(Requirement): Restate, exactly and without pictures, the lines from the start of the listing below through the line holding "from matplotlib.lines import Line2D".
· · ·
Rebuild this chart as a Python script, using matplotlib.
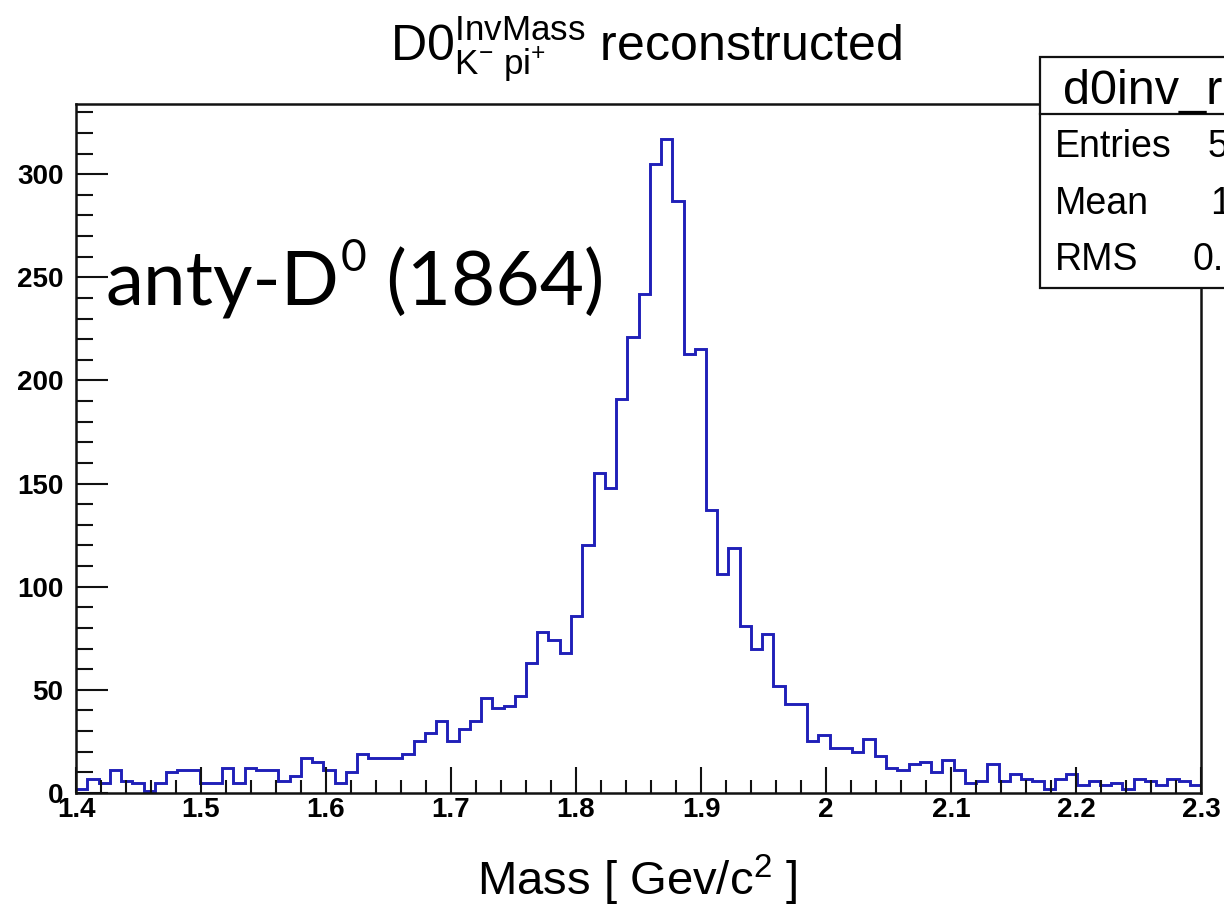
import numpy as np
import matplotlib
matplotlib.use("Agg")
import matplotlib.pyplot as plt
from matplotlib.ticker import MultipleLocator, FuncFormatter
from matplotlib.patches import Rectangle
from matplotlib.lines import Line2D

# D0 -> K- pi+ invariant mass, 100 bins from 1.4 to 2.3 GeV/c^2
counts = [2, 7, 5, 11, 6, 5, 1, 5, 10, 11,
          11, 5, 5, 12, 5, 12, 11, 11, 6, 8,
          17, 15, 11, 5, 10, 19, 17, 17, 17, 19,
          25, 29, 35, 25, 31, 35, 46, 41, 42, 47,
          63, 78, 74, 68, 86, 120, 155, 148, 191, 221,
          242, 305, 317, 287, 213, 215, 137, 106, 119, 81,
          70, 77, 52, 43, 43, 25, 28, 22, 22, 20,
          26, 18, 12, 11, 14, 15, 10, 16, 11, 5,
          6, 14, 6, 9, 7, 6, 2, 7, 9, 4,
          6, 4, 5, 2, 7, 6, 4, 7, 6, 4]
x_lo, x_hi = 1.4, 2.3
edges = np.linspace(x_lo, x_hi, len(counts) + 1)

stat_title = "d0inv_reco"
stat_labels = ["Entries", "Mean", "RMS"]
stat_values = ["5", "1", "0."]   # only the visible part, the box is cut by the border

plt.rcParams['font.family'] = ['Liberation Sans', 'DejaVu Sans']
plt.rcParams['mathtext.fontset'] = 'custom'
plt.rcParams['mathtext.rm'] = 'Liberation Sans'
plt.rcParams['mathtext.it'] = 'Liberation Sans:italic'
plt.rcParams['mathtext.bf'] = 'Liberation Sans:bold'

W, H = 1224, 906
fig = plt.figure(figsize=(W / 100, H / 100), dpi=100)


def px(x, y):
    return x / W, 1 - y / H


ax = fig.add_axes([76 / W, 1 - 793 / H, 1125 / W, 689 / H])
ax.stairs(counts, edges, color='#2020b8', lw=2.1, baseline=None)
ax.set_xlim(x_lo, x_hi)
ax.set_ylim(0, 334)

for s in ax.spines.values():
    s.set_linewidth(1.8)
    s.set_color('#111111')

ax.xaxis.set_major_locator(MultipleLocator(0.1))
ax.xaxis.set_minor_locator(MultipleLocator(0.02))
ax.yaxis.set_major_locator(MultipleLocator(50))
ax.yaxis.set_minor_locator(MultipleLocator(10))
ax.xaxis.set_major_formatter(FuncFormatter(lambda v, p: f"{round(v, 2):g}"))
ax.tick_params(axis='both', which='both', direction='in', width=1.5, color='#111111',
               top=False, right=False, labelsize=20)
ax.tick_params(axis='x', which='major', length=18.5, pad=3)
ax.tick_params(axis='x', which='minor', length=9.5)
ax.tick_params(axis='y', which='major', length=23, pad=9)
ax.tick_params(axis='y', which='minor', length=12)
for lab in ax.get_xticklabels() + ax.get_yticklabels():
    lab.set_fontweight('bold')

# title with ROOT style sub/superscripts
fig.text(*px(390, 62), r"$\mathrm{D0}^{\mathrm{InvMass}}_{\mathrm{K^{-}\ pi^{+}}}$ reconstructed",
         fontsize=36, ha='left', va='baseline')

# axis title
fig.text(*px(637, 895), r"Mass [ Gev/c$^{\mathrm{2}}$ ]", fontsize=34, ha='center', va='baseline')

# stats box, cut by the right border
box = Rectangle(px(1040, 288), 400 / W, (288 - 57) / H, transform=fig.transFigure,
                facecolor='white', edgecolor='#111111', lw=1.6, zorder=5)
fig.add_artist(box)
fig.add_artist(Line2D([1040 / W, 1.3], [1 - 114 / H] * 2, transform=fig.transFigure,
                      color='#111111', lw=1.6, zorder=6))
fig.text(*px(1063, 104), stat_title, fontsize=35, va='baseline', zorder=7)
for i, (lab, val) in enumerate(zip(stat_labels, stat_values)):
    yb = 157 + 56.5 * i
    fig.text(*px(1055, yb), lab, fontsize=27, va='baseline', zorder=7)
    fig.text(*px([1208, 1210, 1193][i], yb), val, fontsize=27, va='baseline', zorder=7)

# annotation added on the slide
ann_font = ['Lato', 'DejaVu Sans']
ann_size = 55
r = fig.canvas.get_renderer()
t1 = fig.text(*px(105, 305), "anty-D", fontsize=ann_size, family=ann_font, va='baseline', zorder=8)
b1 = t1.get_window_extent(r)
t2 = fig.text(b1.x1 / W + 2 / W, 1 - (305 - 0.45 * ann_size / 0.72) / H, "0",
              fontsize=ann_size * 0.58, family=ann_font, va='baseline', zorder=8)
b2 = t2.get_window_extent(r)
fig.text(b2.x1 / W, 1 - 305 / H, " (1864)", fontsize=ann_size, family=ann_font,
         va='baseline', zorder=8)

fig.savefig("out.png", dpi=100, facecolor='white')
· · ·
(Task response):
Rebuild this chart as a Python script, using matplotlib.
import numpy as np
import matplotlib
matplotlib.use("Agg")
import matplotlib.pyplot as plt
from matplotlib.ticker import MultipleLocator, FuncFormatter
from matplotlib.patches import Rectangle
from matplotlib.lines import Line2D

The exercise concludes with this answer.